Reproduce verbatim the lines up to and including the one with "const xTicks = [0, 50, 100, 150, 200, 250, 300];", starting from the first.

GIVEN DATA =

=-=-=-=-=

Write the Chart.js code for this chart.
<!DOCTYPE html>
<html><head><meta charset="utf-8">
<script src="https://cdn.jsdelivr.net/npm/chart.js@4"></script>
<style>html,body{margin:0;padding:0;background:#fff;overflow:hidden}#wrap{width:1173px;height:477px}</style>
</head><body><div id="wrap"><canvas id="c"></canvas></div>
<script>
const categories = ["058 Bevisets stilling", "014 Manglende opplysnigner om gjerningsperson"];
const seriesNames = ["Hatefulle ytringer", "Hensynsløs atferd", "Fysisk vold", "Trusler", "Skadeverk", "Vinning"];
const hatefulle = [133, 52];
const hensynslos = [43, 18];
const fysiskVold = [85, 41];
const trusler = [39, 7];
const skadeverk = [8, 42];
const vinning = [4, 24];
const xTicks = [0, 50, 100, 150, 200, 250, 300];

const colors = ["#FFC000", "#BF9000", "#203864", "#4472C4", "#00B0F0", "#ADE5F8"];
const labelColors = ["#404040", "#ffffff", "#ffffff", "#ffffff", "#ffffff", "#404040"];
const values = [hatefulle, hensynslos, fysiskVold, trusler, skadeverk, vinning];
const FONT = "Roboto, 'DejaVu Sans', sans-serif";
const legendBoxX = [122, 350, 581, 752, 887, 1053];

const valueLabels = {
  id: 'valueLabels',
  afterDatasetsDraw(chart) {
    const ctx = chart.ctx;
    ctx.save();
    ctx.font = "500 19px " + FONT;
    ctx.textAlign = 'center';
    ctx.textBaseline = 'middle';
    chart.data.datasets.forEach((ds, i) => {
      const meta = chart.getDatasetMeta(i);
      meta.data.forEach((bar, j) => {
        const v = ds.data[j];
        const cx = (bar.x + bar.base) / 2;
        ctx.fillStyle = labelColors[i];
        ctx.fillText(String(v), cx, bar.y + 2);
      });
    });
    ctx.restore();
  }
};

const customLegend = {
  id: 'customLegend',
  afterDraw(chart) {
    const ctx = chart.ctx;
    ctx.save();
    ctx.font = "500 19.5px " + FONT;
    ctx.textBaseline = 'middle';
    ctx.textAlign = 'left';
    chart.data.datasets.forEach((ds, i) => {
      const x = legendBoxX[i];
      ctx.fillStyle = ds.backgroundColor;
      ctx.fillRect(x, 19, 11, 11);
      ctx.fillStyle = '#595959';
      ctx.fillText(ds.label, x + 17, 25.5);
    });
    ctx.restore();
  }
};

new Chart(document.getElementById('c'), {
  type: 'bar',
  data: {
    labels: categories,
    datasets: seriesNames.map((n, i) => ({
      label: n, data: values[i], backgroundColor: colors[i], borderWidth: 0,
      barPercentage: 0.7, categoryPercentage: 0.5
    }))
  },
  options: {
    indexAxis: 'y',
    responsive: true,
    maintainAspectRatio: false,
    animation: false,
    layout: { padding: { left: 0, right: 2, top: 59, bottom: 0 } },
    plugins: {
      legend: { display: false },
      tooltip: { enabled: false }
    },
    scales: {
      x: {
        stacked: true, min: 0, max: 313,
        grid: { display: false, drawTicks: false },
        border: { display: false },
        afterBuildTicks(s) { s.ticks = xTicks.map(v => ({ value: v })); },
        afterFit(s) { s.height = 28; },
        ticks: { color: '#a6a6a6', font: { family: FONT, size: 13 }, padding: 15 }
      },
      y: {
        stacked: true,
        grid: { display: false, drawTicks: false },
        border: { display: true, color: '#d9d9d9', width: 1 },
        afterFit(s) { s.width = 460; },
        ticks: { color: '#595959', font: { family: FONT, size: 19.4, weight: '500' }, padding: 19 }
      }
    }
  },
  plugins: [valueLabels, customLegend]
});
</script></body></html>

=-=-=-=-=

EXPECTED OUTPUT =
Write the Chart.js code for this chart.
<!DOCTYPE html>
<html><head><meta charset="utf-8">
<script src="https://cdn.jsdelivr.net/npm/chart.js@4"></script>
<style>html,body{margin:0;padding:0;background:#fff;overflow:hidden}#wrap{width:1173px;height:477px}</style>
</head><body><div id="wrap"><canvas id="c"></canvas></div>
<script>
const categories = ["058 Bevisets stilling", "014 Manglende opplysnigner om gjerningsperson"];
const seriesNames = ["Hatefulle ytringer", "Hensynsløs atferd", "Fysisk vold", "Trusler", "Skadeverk", "Vinning"];
const hatefulle = [133, 52];
const hensynslos = [43, 18];
const fysiskVold = [85, 41];
const trusler = [39, 7];
const skadeverk = [8, 42];
const vinning = [4, 24];
const xTicks = [0, 50, 100, 150, 200, 250, 300];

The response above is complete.